I took some bracketed shots for use with some software I have for combining several photos into a single, well lit version. I’ll work on that once I’m setup in Alaska.

I decided I should take a series of “Through the Windshield” shots, since that will most accurately reproduce our view for most of this move. Here’s North Dakota:

We rounded a curve, and were presented with a bright red flash from the setting sun. It lasted several minutes, and is one of the coolest things we’ve seen on the road!

Our first campsite was supposed to be in a North Dakota state park, near Medora. The directions on the park’s website said to exit I94 at Pacific Avenue. We saw exactly one exit, which read “Medora ->” and that’s it. We passed it, hoping for another one for Pacific Ave. It didn’t happen. Instead of backtracking, we continued on into Montana, to Makoshika State Park. We rolled in around 10:30pm, and looked through the campsite. The park map noted another campsite called “Artist’s Vista” a little further up the park road, and we decided to try it out.

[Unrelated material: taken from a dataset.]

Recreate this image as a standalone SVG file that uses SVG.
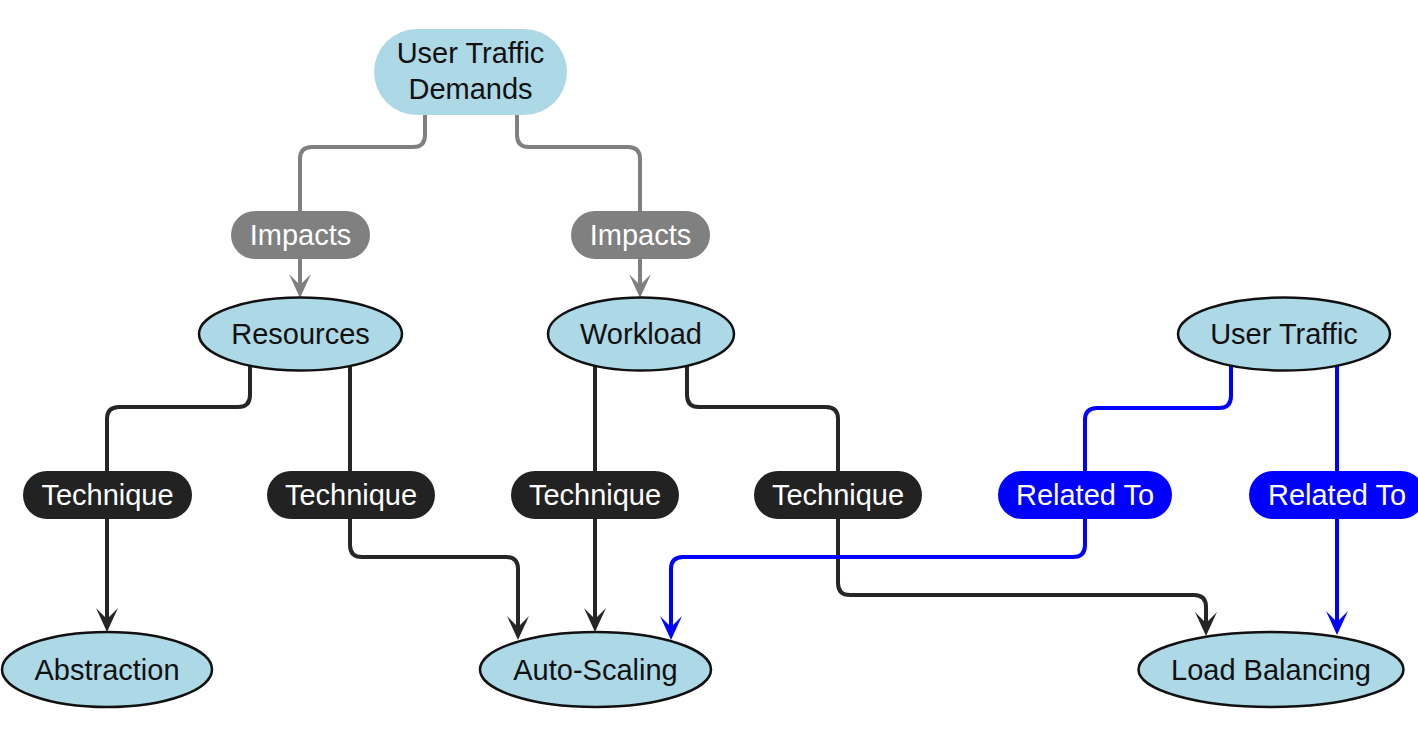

The park map made it look like the campsite was just down the paved road, but after a half mile, the road abruptly turned to gravel. Shortly after that, we hit our first switchback at about a 15% grade. After a mile of this, we passed a sign that stated “Road may be impassable when wet.” It didn’t look wet, so we kept going. On top of what was apparently a mountain (it was dark), the road turned into a mud pit, with holes the size of my car in the middle of the road, and darkness off of either side. Thank Subaru for all-wheel drive, as we slid around the road, into and out of huge holes, and enjoyed a lot of nervous laughter. At the point the road appeared to dive sharply downhill, we came to a slippery stop, and debated whether or not to continue. We voted to go back, since we weren’t sure we could make it back up the muddy hill in the morning (or maybe die on the way down?), and turned around to go back to the main campsite.

I was so wired when we got there, that I stayed up and took some pictures of the nearly full moon after we setup our tent.